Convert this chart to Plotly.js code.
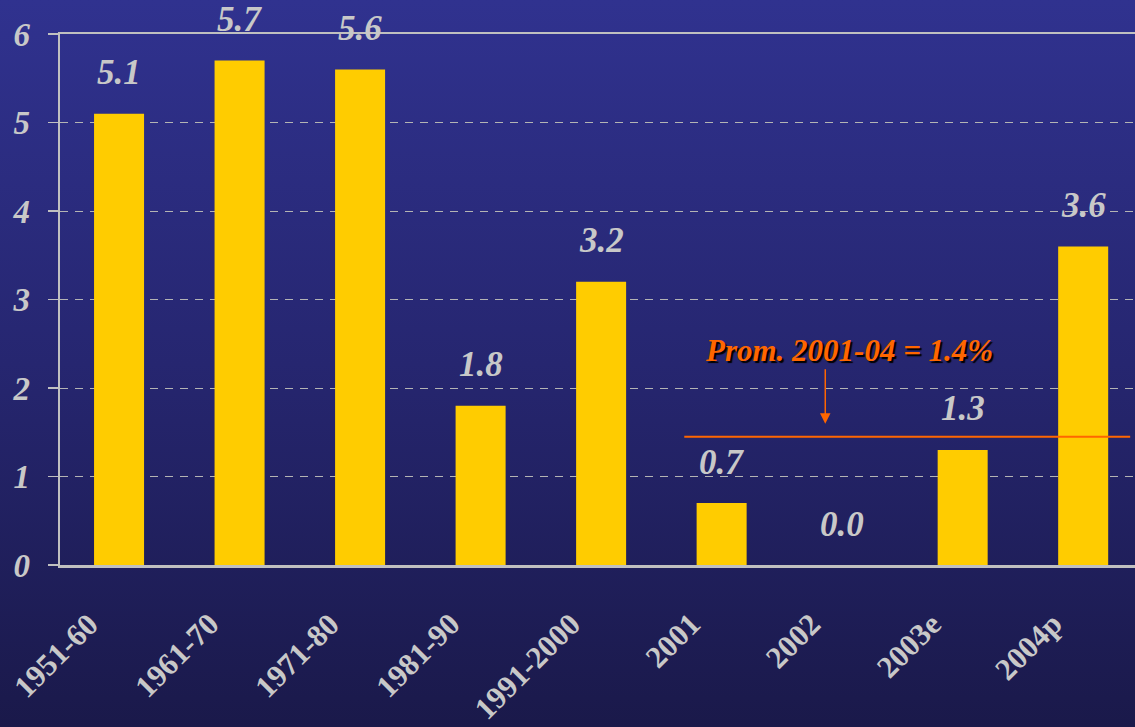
<!DOCTYPE html>
<html>
<head>
<meta charset="utf-8">
<script src="https://cdn.plot.ly/plotly-3.0.1.min.js"></script>
<style>
  html, body { margin:0; padding:0; width:1135px; height:727px; overflow:hidden;
    background: linear-gradient(to bottom, #30328F 0%, #262670 50%, #1A194A 100%); }
  #chart { width:1135px; height:727px; }
</style>
</head>
<body>
<div id="chart"></div>
<script>
const categories = ['1951-60','1961-70','1971-80','1981-90','1991-2000','2001','2002','2003e','2004p'];
const values = [5.1, 5.7, 5.6, 1.8, 3.2, 0.7, 0.0, 1.3, 3.6];
const valueLabels = ['5.1','5.7','5.6','1.8','3.2','0.7','0.0','1.3','3.6'];
const yTicks = [0,1,2,3,4,5,6];
const avgValue = 1.45;
const avgText = 'Prom. 2001-04 = 1.4%';

const gray = '#C8C8C8';
const orange = '#FF6600';
const serif = '"Liberation Serif", "Times New Roman", serif';

const idx = c => categories.indexOf(c);

const trace = {
  type: 'bar',
  x: categories.map((c,i)=>i),
  y: values,
  marker: { color: '#FFCC00', line: {width:0} },
  hoverinfo: 'none'
};

const annotations = values.map((v,i)=>({
  x: i, y: v, xref:'x', yref:'y', text: valueLabels[i], showarrow:false,
  yanchor:'middle', yshift: 41,
  font: { family: serif, size: 35, color: gray, weight: 'bold', style: 'italic' }
}));

// category labels, rotated, text end near each bar's position
categories.forEach((c,i)=>{
  annotations.push({
    x: i, y: 0, xref:'x', yref:'y', text: c, showarrow:false,
    textangle: -45, xanchor:'right', yanchor:'top',
    xshift: -13, yshift: -40, borderpad: 0,
    font: { family: serif, size: 31, color: gray, weight: 'bold' }
  });
});

annotations.push({
  x: idx('2002') - 0.14, y: avgValue, xref:'x', yref:'y', text:'', showarrow:true,
  ax: 0, ay: -69, arrowhead: 2, arrowsize: 1.4, arrowwidth: 1.5, arrowcolor: orange, standoff: 13
});
annotations.push({
  x: idx('2002') + 0.06, y: avgValue, xref:'x', yref:'y', text: avgText, showarrow:false,
  yanchor:'middle', yshift: 86,
  font: { family: serif, size: 31, color: orange, weight: 'bold', style: 'italic', shadow: '2px 2px 1px #000000' }
});

const layout = {
  width: 1135, height: 727,
  margin: { l: 60, r: 0, t: 34, b: 162 },
  paper_bgcolor: 'rgba(0,0,0,0)',
  plot_bgcolor: 'rgba(0,0,0,0)',
  bargap: 0.585,
  showlegend: false,
  xaxis: {
    range: [-0.49, 8.43],
    tickmode: 'array', tickvals: categories.map((c,i)=>i), ticktext: categories,
    showticklabels: false, ticks: '',
    showgrid: false, zeroline: false,
    showline: true, linecolor: '#C0C0C0', linewidth: 2.5, mirror: true
  },
  yaxis: {
    range: [0, 6],
    tickmode: 'array', tickvals: yTicks, ticktext: yTicks.map(String),
    ticks: 'outside', ticklen: 10, tickcolor: '#C0C0C0', tickwidth: 1.5,
    ticklabelstandoff: 11,
    tickfont: { family: serif, size: 33, color: gray, weight: 'bold', style: 'italic' },
    showgrid: true, gridcolor: '#B4B4B4', gridwidth: 1, griddash: '8px,7px',
    zeroline: false,
    showline: true, linecolor: '#C0C0C0', linewidth: 2.5
  },
  shapes: [{
    type: 'line', xref: 'x', yref: 'y',
    x0: idx('2001') - 0.31, x1: idx('2004p') + 0.39, y0: avgValue, y1: avgValue,
    line: { color: orange, width: 2 }
  }],
  annotations: annotations
};

Plotly.newPlot('chart', [trace], layout, { displayModeBar: false, staticPlot: true });
</script>
</body>
</html>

• • • • •

Copy the data exactly. Any picture it contains is to be omitted.

Convert this chart to Plotly.js code.
<!DOCTYPE html>
<html>
<head>
<meta charset="utf-8">
<script src="https://cdn.plot.ly/plotly-3.0.1.min.js"></script>
<style>
  html, body { margin:0; padding:0; width:1135px; height:727px; overflow:hidden;
    background: linear-gradient(to bottom, #30328F 0%, #262670 50%, #1A194A 100%); }
  #chart { width:1135px; height:727px; }
</style>
</head>
<body>
<div id="chart"></div>
<script>
const categories = ['1951-60','1961-70','1971-80','1981-90','1991-2000','2001','2002','2003e','2004p'];
const values = [5.1, 5.7, 5.6, 1.8, 3.2, 0.7, 0.0, 1.3, 3.6];
const valueLabels = ['5.1','5.7','5.6','1.8','3.2','0.7','0.0','1.3','3.6'];
const yTicks = [0,1,2,3,4,5,6];
const avgValue = 1.45;
const avgText = 'Prom. 2001-04 = 1.4%';

const gray = '#C8C8C8';
const orange = '#FF6600';
const serif = '"Liberation Serif", "Times New Roman", serif';

const idx = c => categories.indexOf(c);

const trace = {
  type: 'bar',
  x: categories.map((c,i)=>i),
  y: values,
  marker: { color: '#FFCC00', line: {width:0} },
  hoverinfo: 'none'
};

const annotations = values.map((v,i)=>({
  x: i, y: v, xref:'x', yref:'y', text: valueLabels[i], showarrow:false,
  yanchor:'middle', yshift: 41,
  font: { family: serif, size: 35, color: gray, weight: 'bold', style: 'italic' }
}));

// category labels, rotated, text end near each bar's position
categories.forEach((c,i)=>{
  annotations.push({
    x: i, y: 0, xref:'x', yref:'y', text: c, showarrow:false,
    textangle: -45, xanchor:'right', yanchor:'top',
    xshift: -13, yshift: -40, borderpad: 0,
    font: { family: serif, size: 31, color: gray, weight: 'bold' }
  });
});

annotations.push({
  x: idx('2002') - 0.14, y: avgValue, xref:'x', yref:'y', text:'', showarrow:true,
  ax: 0, ay: -69, arrowhead: 2, arrowsize: 1.4, arrowwidth: 1.5, arrowcolor: orange, standoff: 13
});
annotations.push({
  x: idx('2002') + 0.06, y: avgValue, xref:'x', yref:'y', text: avgText, showarrow:false,
  yanchor:'middle', yshift: 86,
  font: { family: serif, size: 31, color: orange, weight: 'bold', style: 'italic', shadow: '2px 2px 1px #000000' }
});

const layout = {
  width: 1135, height: 727,
  margin: { l: 60, r: 0, t: 34, b: 162 },
  paper_bgcolor: 'rgba(0,0,0,0)',
  plot_bgcolor: 'rgba(0,0,0,0)',
  bargap: 0.585,
  showlegend: false,
  xaxis: {
    range: [-0.49, 8.43],
    tickmode: 'array', tickvals: categories.map((c,i)=>i), ticktext: categories,
    showticklabels: false, ticks: '',
    showgrid: false, zeroline: false,
    showline: true, linecolor: '#C0C0C0', linewidth: 2.5, mirror: true
  },
  yaxis: {
    range: [0, 6],
    tickmode: 'array', tickvals: yTicks, ticktext: yTicks.map(String),
    ticks: 'outside', ticklen: 10, tickcolor: '#C0C0C0', tickwidth: 1.5,
    ticklabelstandoff: 11,
    tickfont: { family: serif, size: 33, color: gray, weight: 'bold', style: 'italic' },
    showgrid: true, gridcolor: '#B4B4B4', gridwidth: 1, griddash: '8px,7px',
    zeroline: false,
    showline: true, linecolor: '#C0C0C0', linewidth: 2.5
  },
  shapes: [{
    type: 'line', xref: 'x', yref: 'y',
    x0: idx('2001') - 0.31, x1: idx('2004p') + 0.39, y0: avgValue, y1: avgValue,
    line: { color: orange, width: 2 }
  }],
  annotations: annotations
};

Plotly.newPlot('chart', [trace], layout, { displayModeBar: false, staticPlot: true });
</script>
</body>
</html>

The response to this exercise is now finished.